A large part of this change is already happening with the growth of native advertising and the improvements in the technology able to service this content programmatically. Native content – in simple terms, advertising content that blends in with the editorial content surrounding it – is seen as a counter to ad blocking precisely because it is non-intrusive. Combined with programmatic technology, it has the ability to go one stage further and actively improve user experience by providing content to web users that is useful, entertaining or engaging in its own right while also promoting a product or service.

Programmatic is coming

With all the advantages and benefits it can offer, it is inevitable that we will soon see more B2B companies taking a closer look at programmatic. A number of big B2B companies are seeing great benefits from programmatic – Microsoft, Forbes, Gartner to name but three – and where success is in evidence, others will follow. As Wylie says: “The space isn’t overcrowded with B2B and is very cost-effective, so it is an attractive option. There won’t be a stampede – but for those who have their data in order and the budget to try it, it’s a massive opportunity.”
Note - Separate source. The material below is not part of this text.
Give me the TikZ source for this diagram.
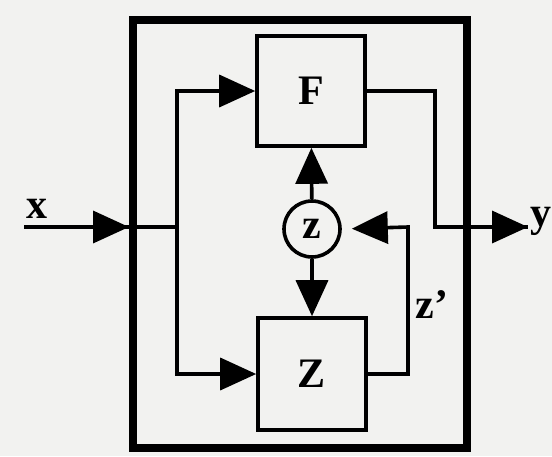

That said, it’s undeniable that, for all the above reasons, programmatic still does have something of an image problem among B2B marketers. Educating marketers about the benefits of programmatic is only the start – there’s also an imperative for ad tech companies to speak to marketers in a language they understand, finding a way past all the acronyms, and talking about programmatic in terms of customers and creativity, not impressions and technical features.

Perhaps, in fact, 2016 will be the year that programmatic comes to marketers, not the other way round.